Type of mathematical method

In mathematics, the Hopf decomposition, named after Eberhard Hopf, gives a canonical decomposition of a measure space (X, μ) with respect to an invertible non-singular transformation T:X→X, i.e. a transformation which with its inverse is measurable and carries null sets onto null sets. Up to null sets, X can be written as a disjoint union C ∐ D of T-invariant sets where the action of T on C is conservative and the action of T on D is dissipative. Thus, if τ is the automorphism of A = L^{∞}(X) induced by T, there is a unique τ-invariant projection p in A such that pA is conservative and (I–p)A is dissipative.

==Definitions==
- Wandering sets and dissipative actions. A measurable subset W of X is wandering if its characteristic function q = χ_{W} in A = L^{∞}(X) satisfies qτ^{n}(q) = 0 for all n; thus, up to null sets, the translates T^{n}(W) are pairwise disjoint. An action is called dissipative if X = ∐ T^{n}(W) a.e. for some wandering set W.
- Conservative actions. If X has no wandering subsets of positive measure, the action is said to be conservative.
- Incompressible actions. An action is said to be incompressible if whenever a measurable subset Z satisfies T(Z) ⊆ Z then Z \ TZ has measure zero. Thus if q = χ_{Z} and τ(q) ≤ q, then τ(q) = q a.e.
- Recurrent actions. An action T is said to be recurrent if q ≤ τ(q) ∨ τ^{2}(q) ∨ τ^{3}(q) ∨ ... a.e. for any q = χ_{Y}.
- Infinitely recurrent actions. An action T is said to be infinitely recurrent if q ≤ τ^{m} (q) ∨ τ^{m + 1}(q) ∨ τ^{m+2}(q) ∨ ... a.e. for any q = χ_{Y} and any m ≥ 1.

==Recurrence theorem==
Theorem. If T is an invertible transformation on a measure space (X,μ) preserving null sets, then the following conditions are equivalent on T (or its inverse):

1. T is conservative;
2. T is recurrent;
3. T is infinitely recurrent;
4. T is incompressible.

Since T is dissipative if and only if T^{−1} is dissipative, it follows that T is conservative if and only if T^{−1} is conservative.

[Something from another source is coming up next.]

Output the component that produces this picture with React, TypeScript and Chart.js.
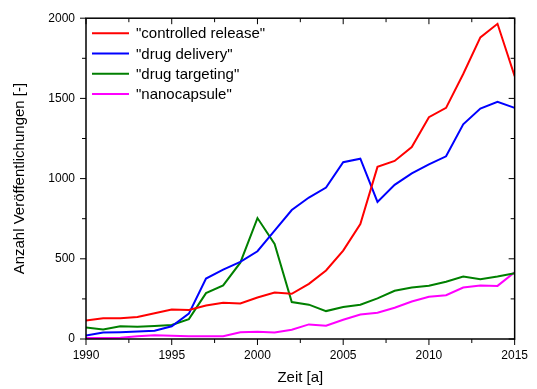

If T is conservative, then r = q ∧ (τ(q) ∨ τ^{2}(q) ∨ τ^{3}(q) ∨ ⋅⋅⋅)^{⊥} = q ∧ τ(1 - q) ∧ τ^{2}(1 -q) ∧ τ^{3}(q) ∧ ... is wandering so that if q < 1, necessarily r = 0. Hence q ≤ τ(q) ∨ τ^{2}(q) ∨ τ^{3}(q) ∨ ⋅⋅⋅, so that T is recurrent.

If T is recurrent, then q ≤ τ(q) ∨ τ^{2}(q) ∨ τ^{3}(q) ∨ ⋅⋅⋅ Now assume by induction that q ≤ τ^{k}(q) ∨ τ^{k+1}(q) ∨ ⋅⋅⋅. Then τ^{k}(q) ≤ τ^{k+1}(q) ∨ τ^{k+2}(q) ∨ ⋅⋅⋅ ≤ . Hence q ≤ τ^{k+1}(q) ∨ τ^{k+2}(q) ∨ ⋅⋅⋅. So the result holds for k+1 and thus T is infinitely recurrent. Conversely by definition an infinitely recurrent transformation is recurrent.

Now suppose that T is recurrent. To show that T is incompressible it must be shown that, if τ(q) ≤ q, then τ(q) ≤ q. In fact in this case τ^{n}(q) is a decreasing sequence. But by recurrence, q ≤ τ(q) ∨ τ^{2}(q) ∨ τ^{3}(q) ∨ ⋅⋅⋅ , so q ≤ τ(q) and hence q = τ(q).

Finally suppose that T is incompressible. If T is not conservative there is a p ≠ 0 in A with the τ^{n}(p) disjoint (orthogonal). But then q = p ⊕ τ(p) ⊕ τ^{2}(p) ⊕ ⋅⋅⋅ satisfies τ(q) < q with q − τ(q) = p ≠ 0, contradicting incompressibility. So T is conservative.

==Hopf decomposition==
Theorem. If T is an invertible transformation on a measure space (X,μ) preserving null sets and inducing an automorphism τ of A = L^{∞}(X), then there is a unique τ-invariant p = χ_{C} in A such that τ is conservative on pA = L^{∞}(C) and dissipative on (1 − p)A = L^{∞}(D) where D = X \ C.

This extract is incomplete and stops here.